De todas formas, hay que ser prudentes con estas afirmaciones tan categóricas. El wéstern ha prestado mucha atención a las amistades cercanas y entrañables entre hombres. El género está plagado de secuencias donde dos hombres duermen a la lumbre de una hoguera o charlan a la orilla de un rio y cuentan sus secretos más íntimos - Dos cabalgan juntos (1961), Appaloosa (2008)- aunque se puede barruntar que el mundo de Almodóvar está más cerca de Duelo al sol (1946) o de Johnny Guitar (1954).

Siempre ha habido una tentación de atribuir a estas relaciones entre hombres un trasfondo de atracción homosexual. Esta extrapolación iba quizás más allá de las intenciones de los autores. Que dos hombres compartan una amistad forjada en muchas noches a la intemperie no tiene que significar que entre ellos haya una atracción sexual. Esto probablemente sea una lectura contemporánea de un pasado que pocas veces se dio. Y, en cualquier caso, ya no escandaliza al público actual.

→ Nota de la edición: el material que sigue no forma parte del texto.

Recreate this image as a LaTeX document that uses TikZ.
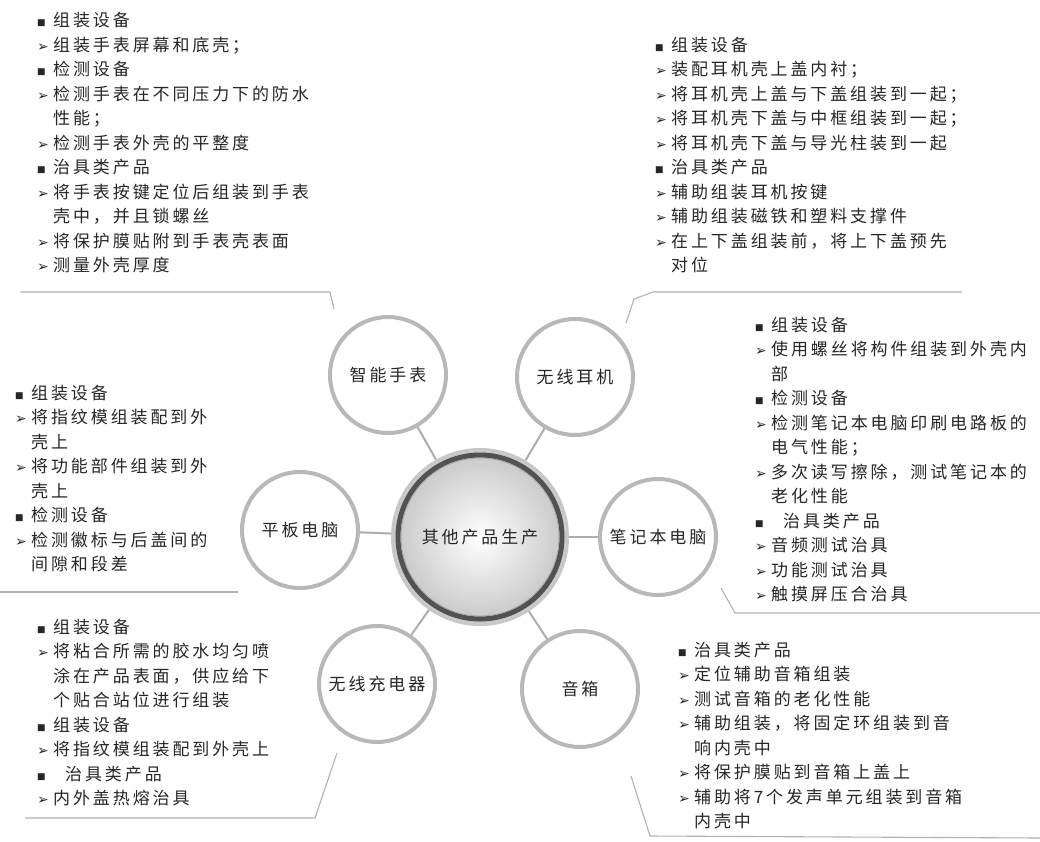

En la película de Almodóvar no hay contexto histórico, ni contexto social. No hay tiempo (poco más de 30 minutos), ni presumiblemente ganas. No parece tampoco que estos dos hombres estén abrumados por ocultar su relación. Hay sin embargo un conflicto humano. Un personaje vuelve a encontrase con su viejo amigo para salvar la vida de su hijo. Este conflicto – el verdadero nudo dramático de la película- está tan enmascarado que nos perdemos en una historia de amor que aparenta bastante forzada, hasta el punto de que se necesita contar dos veces lo mismo, una verbalizada y otra con un flash back. No obstante, la intuición y fuerza visual de Almodóvar sigue estando viva y da lugar a secuencias que sorprenden por su naturalidad: los dos hombres haciendo la cama al despertarse mientras mantienen un dialogo intenso.  

Almodóvar se mantiene fiel a la iconografía y estereotipo clásico del wéstern. El cowboy cabalgando en solitario. El pequeño pueblo del oeste. El paisaje árido. Una balada (en este caso un fado que da título al film) que contextualiza la historia. Un duelo a tres. Pero esto no es novedoso, ni suficiente. Se diría incluso que es un poco rutinario, con poco riesgo formal. Con intenciones muy distintas, Marlon Brando en El rostro impenetrable (1961) se comprometió mucho más en la búsqueda de un paisaje diferente o en la resolución de un duelo. Todo desemboca, sin embargo, en una secuencia final que deja al espectador pensativo - la iluminación crepuscular de Jose Luis Alcaine y la música de Alberto Iglesias ayudan - que parece sacado más de un melodrama rural que de una película del oeste. No es un cierre abierto, es un cierre en falso. Almodóvar no se ha mostrado interesado en seguir el hilo de la película. En ese caso, El sheriff Jake (Ethaw Hawke) volvería a iniciar la persecución – imperativo moral del cargo que ocupa- del hijo de Silva (Pedro Pascal). Y entonces sí, sería inevitable el verdadero duelo a dos y el conflicto, emoción y toma de posición formal y narrativa hubieran estado servidas.